My eye does tend to look at what’s been the biggest part of me, the belly. I still have a kind of “flap” that’s hanging around the middle. It is reducing, but it’s taking it’s dear sweet time about out.

Other people are definitely saying stuff like, “Wow, you really have lost weight.” And then I’ll think about it. And I notice that it’s much easier to bend over and pick something up off the floor or get up out of a chair than it used to be.

I still have another 30ish pounds to go so it’s not like I have arrived. And the rate of weight loss has really slowed down dramatically. But I’m OK with that. I’ve wondered whether losing it more slowly may be better for the ol’ bod taking care of that flap around the middle.

Have been playing with a bit of fasting, mostly 24 hours or OMAD a few days a week to try to give the weight loss a boost. Also, trying to eat my protein, which seems to matter for me. (Yesterday was only one meal, supper, and I ate like a pig. But it was low carb and lots of protein. This morning, my weight is down, and that was before the BM.)

Yup, I still think of me in terms of, “That’s MR. FATSO to you!” LOL!! But I kinda think that will pass in time with enough reflections in store windows that affirm that I’m only half the man I used to be. LOL! :slight_smile:


(Bacon is a many-splendoured thing) #30

That’s my situation, too. If I look at my belly, I think I’m fat, but people who knew me at my heaviest all notice that I look better. I can actually see it in my face, and also, my ribs are starting to show through, also my legs are regaining their old shapeliness (I used to be real proud of them). And actually, for all that I still have a belly, it’s clearly a belly, now, instead of a large pillow strapped to my chest, lol!

One thing that does help is that my self-image was always of the thin person I used to be. I’d look in the mirror and wouldn’t see the extra ninety pounds. It is still something of a shock to see myself in photos—was I really that fat? It really does help, too, that the 38-inch pants that my sister gave me for Christmas now button, when they didn’t, four months ago. Granted, they’re still a bit tight, but I was able to slide them over my butt without unbuttoning them the other day, when I couldn’t do that even two weeks ago!

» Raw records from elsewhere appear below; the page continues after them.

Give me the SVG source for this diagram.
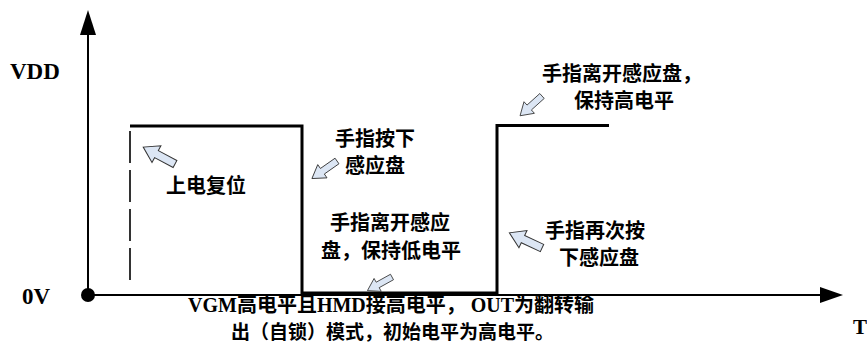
<svg xmlns="http://www.w3.org/2000/svg" width="867" height="351" viewBox="0 0 867 351">
<style>
.ax{fill:none;stroke:#000;stroke-width:2}
.wave{fill:none;stroke:#000;stroke-width:3;stroke-linejoin:miter}
.dash{fill:none;stroke:#000;stroke-width:1.6;stroke-dasharray:32 7}
.lat{font-family:"Liberation Serif","Times New Roman",serif;font-weight:bold;fill:#000}
.cn{font-family:"Noto Sans CJK SC","Noto Sans",sans-serif;font-weight:bold;font-size:20px;fill:#000}
.mix{font-family:"Liberation Serif","Noto Sans CJK SC",serif;font-weight:bold;font-size:20px;fill:#000}
.blk{fill:#dce6f4;stroke:#333;stroke-width:1;stroke-linejoin:miter}
</style>
<defs>
<path id="barrow" class="blk" d="M0,-4 L21,-4 L21,-9.5 L36,0 L21,9.5 L21,4 L0,4 Z"/>
</defs>
<g id="axes">
<line class="ax" x1="88" y1="295" x2="88" y2="30"/>
<polygon points="88,10 80,35 96,35" fill="#000"/>
<line class="ax" x1="88" y1="295" x2="824" y2="295"/>
<polygon points="843,295 820,287 820,303" fill="#000"/>
<circle cx="88" cy="295" r="7" fill="#000"/>
</g>
<g id="labels-axes">
<text class="lat" x="10" y="79" font-size="23">VDD</text>
<text class="lat" x="22" y="304" font-size="23">0V</text>
<text class="lat" x="853" y="334" font-size="21">T</text>
</g>
<g id="waveform">
<path class="wave" d="M130,126 H302 V293 H497 V125.5 H609"/>
<line class="dash" x1="130" y1="131" x2="130" y2="287"/>
</g>
<g id="connectors">
<use href="#barrow" transform="translate(175,164) rotate(-152)"/>
<use href="#barrow" transform="translate(337,161) rotate(145) scale(0.85)"/>
<use href="#barrow" transform="translate(392,277) rotate(151) scale(0.78)"/>
<use href="#barrow" transform="translate(542,96) rotate(138) scale(0.82)"/>
<use href="#barrow" transform="translate(542,248) rotate(-155)"/>
</g>
<g id="n-reset"><text class="cn" x="166" y="193">上电复位</text></g>
<g id="n-press1">
<text class="cn" x="375" y="146" text-anchor="middle">手指按下</text>
<text class="cn" x="375" y="173" text-anchor="middle">感应盘</text>
</g>
<g id="n-low">
<text class="cn" x="390" y="230" text-anchor="middle">手指离开感应</text>
<text class="cn" x="391" y="258" text-anchor="middle">盘，保持低电平</text>
</g>
<g id="n-high">
<text class="cn" x="542" y="81">手指离开感应盘，</text>
<text class="cn" x="574" y="108">保持高电平</text>
</g>
<g id="n-press2">
<text class="cn" x="545" y="238">手指再次按</text>
<text class="cn" x="559" y="265">下感应盘</text>
</g>
<g id="n-note">
<text class="mix" x="188" y="312">VGM高电平且HMD接高电平， OUT为翻转输</text>
<text class="cn" x="231" y="339" style="font-size:19px">出（自锁）模式，初始电平为高电平。</text>
</g>
</svg>
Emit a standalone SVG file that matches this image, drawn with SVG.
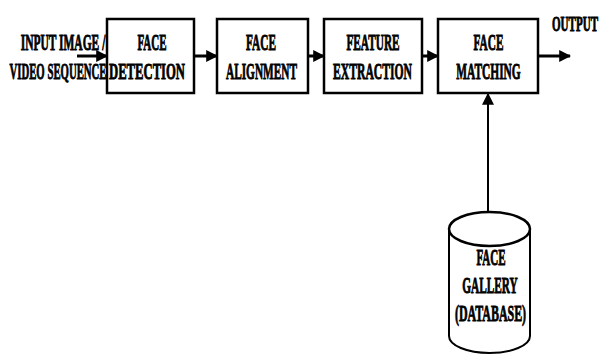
<svg xmlns="http://www.w3.org/2000/svg" width="600" height="354" viewBox="0 0 600 354">
<style>
.box{fill:#fff;stroke:#000;stroke-width:2.5}
.t{font-family:"Liberation Serif","Times New Roman",serif;font-weight:bold;font-size:24px;fill:#000;stroke:#000;stroke-width:0.9;text-anchor:middle}
.c{stroke:#000;stroke-width:3;fill:none}
.cv{stroke:#000;stroke-width:2;fill:none}
</style>
<defs>
<marker id="ah" viewBox="0 0 10 10" refX="9" refY="5" markerWidth="4" markerHeight="4.5" orient="auto" markerUnits="strokeWidth">
<path d="M0,0 L10,5 L0,10 z" fill="#000"/>
</marker>
<marker id="ahv" viewBox="0 0 10 10" refX="9" refY="5" markerWidth="6" markerHeight="6" orient="auto" markerUnits="strokeWidth">
<path d="M0,0 L10,5 L0,10 z" fill="#000"/>
</marker>
</defs>
<rect width="600" height="354" fill="#fff"/>
<g id="input">
<text class="t" transform="translate(63,50) scale(0.479,1)">INPUT IMAGE /</text>
<text class="t" transform="translate(58,79) scale(0.448,1)">VIDEO SEQUENCE</text>
</g>
<g id="detection">
<rect class="box" x="107" y="19" width="87" height="74"/>
<text class="t" transform="translate(152,50) scale(0.459,1)">FACE</text>
<text class="t" transform="translate(147,79) scale(0.528,1)">DETECTION</text>
</g>
<g id="alignment">
<rect class="box" x="217" y="19" width="91" height="74"/>
<text class="t" transform="translate(261,50) scale(0.47,1)">FACE</text>
<text class="t" transform="translate(261.5,79) scale(0.471,1)">ALIGNMENT</text>
</g>
<g id="extraction">
<rect class="box" x="324" y="19" width="98" height="74"/>
<text class="t" transform="translate(373,50) scale(0.471,1)">FEATURE</text>
<text class="t" transform="translate(372.5,79) scale(0.486,1)">EXTRACTION</text>
</g>
<g id="matching">
<rect class="box" x="438" y="19" width="100" height="74"/>
<text class="t" transform="translate(488.5,50) scale(0.47,1)">FACE</text>
<text class="t" transform="translate(488.5,79) scale(0.475,1)">MATCHING</text>
</g>
<g id="output">
<text class="t" transform="translate(575,31) scale(0.526,1)" style="font-size:21px">OUTPUT</text>
</g>
<g id="gallery">
<path d="M449,229 L449,336 A40.5,17 0 0 0 530,336 L530,229" fill="#fff" stroke="#000" stroke-width="2"/>
<ellipse cx="489.5" cy="229" rx="40.5" ry="17" fill="#fff" stroke="#000" stroke-width="2.5"/>
<text class="t" transform="translate(491,265) scale(0.46,1)">FACE</text>
<text class="t" transform="translate(490,293) scale(0.472,1)">GALLERY</text>
<text class="t" transform="translate(490.5,321) scale(0.498,1)">(DATABASE)</text>
</g>
<g id="connectors">
<line class="c" x1="77" y1="56" x2="107" y2="56" marker-end="url(#ah)"/>
<line class="c" x1="194" y1="56" x2="217" y2="56" marker-end="url(#ah)"/>
<line class="c" x1="308" y1="56" x2="324" y2="56" marker-end="url(#ah)"/>
<line class="c" x1="422" y1="56" x2="438" y2="56" marker-end="url(#ah)"/>
<line class="c" x1="538" y1="56" x2="570" y2="56" marker-end="url(#ah)"/>
<line class="cv" x1="488" y1="212" x2="488" y2="94" marker-end="url(#ahv)"/>
</g>
</svg>
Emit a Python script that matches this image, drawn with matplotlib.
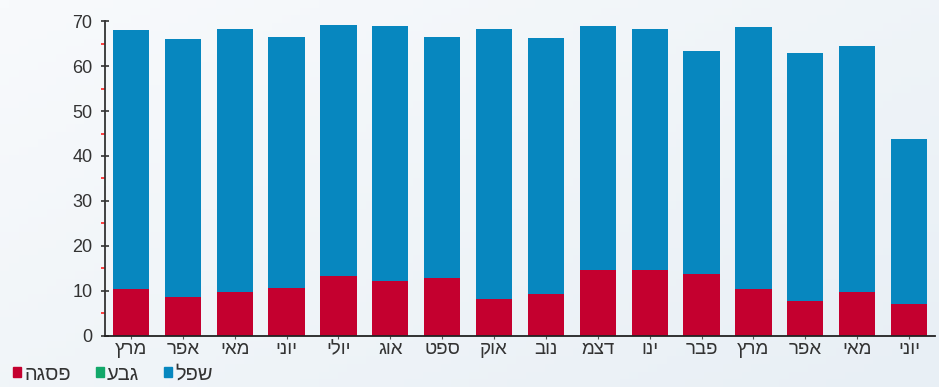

So no matter what the scale is telling me, there is indeed some progress. :bacon:


(Brian) #31

I’m with ya on that one. Facebook is famous for showing “4 years ago” or “7 years ago” or however many years ago photos. I cringe a little when I see pictures of me with the seriously extended bay window.


(Lisa marie t) #32

Thing is I’m weird I guess? I’m. Opposite Ive always felt smaller than I am.then I look in the mirror or reflections n see im really fatter than I am.every since I was a teen I’ve gone thru this.


(Ethan) #33

I’ve lost weight many times. Every time I lost weight, I felt fat still even when I was very skinny. It’s a self-image thing. When I gained weight later and saw pictures of myself at my skinny times, I could see that I was not fat.